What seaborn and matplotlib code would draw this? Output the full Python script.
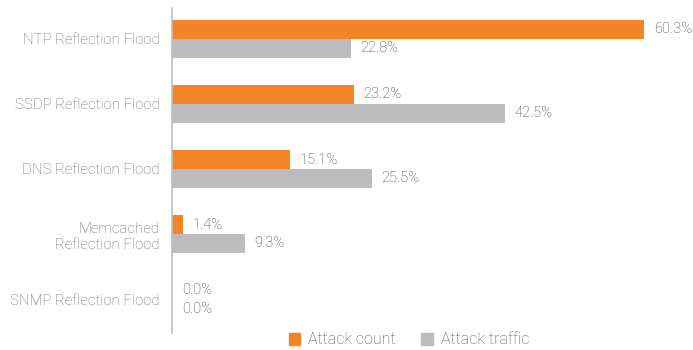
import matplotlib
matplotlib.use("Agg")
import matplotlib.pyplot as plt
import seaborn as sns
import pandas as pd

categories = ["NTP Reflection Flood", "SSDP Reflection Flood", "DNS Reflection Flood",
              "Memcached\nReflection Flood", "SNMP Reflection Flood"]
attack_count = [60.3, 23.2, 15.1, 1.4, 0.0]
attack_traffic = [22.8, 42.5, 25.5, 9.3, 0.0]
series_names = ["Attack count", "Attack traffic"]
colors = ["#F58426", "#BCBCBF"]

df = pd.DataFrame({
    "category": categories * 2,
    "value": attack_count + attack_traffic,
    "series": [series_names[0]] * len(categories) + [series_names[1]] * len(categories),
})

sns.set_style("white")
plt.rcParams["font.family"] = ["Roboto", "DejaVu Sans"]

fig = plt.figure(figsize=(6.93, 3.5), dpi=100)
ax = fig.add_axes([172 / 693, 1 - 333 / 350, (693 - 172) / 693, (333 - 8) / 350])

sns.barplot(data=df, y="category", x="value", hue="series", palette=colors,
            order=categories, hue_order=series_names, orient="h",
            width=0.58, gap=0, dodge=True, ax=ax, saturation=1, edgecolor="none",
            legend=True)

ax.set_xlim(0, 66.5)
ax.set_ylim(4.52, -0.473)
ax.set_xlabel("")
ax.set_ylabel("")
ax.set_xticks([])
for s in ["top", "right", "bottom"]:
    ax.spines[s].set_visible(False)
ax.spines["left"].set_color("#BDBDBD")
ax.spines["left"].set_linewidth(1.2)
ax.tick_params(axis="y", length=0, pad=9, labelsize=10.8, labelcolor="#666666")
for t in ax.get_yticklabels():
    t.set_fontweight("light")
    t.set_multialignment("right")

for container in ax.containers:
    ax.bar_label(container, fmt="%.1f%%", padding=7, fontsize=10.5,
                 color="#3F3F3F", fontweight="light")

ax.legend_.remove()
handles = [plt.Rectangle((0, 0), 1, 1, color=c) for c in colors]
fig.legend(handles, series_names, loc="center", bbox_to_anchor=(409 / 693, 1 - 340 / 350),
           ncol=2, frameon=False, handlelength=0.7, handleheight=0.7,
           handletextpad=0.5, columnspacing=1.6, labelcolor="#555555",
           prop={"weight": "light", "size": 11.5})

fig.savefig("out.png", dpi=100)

**Problem details:**
Report how many lines above hold the string "matplotlib", giving nothing but the number.

**Output of the task:**
4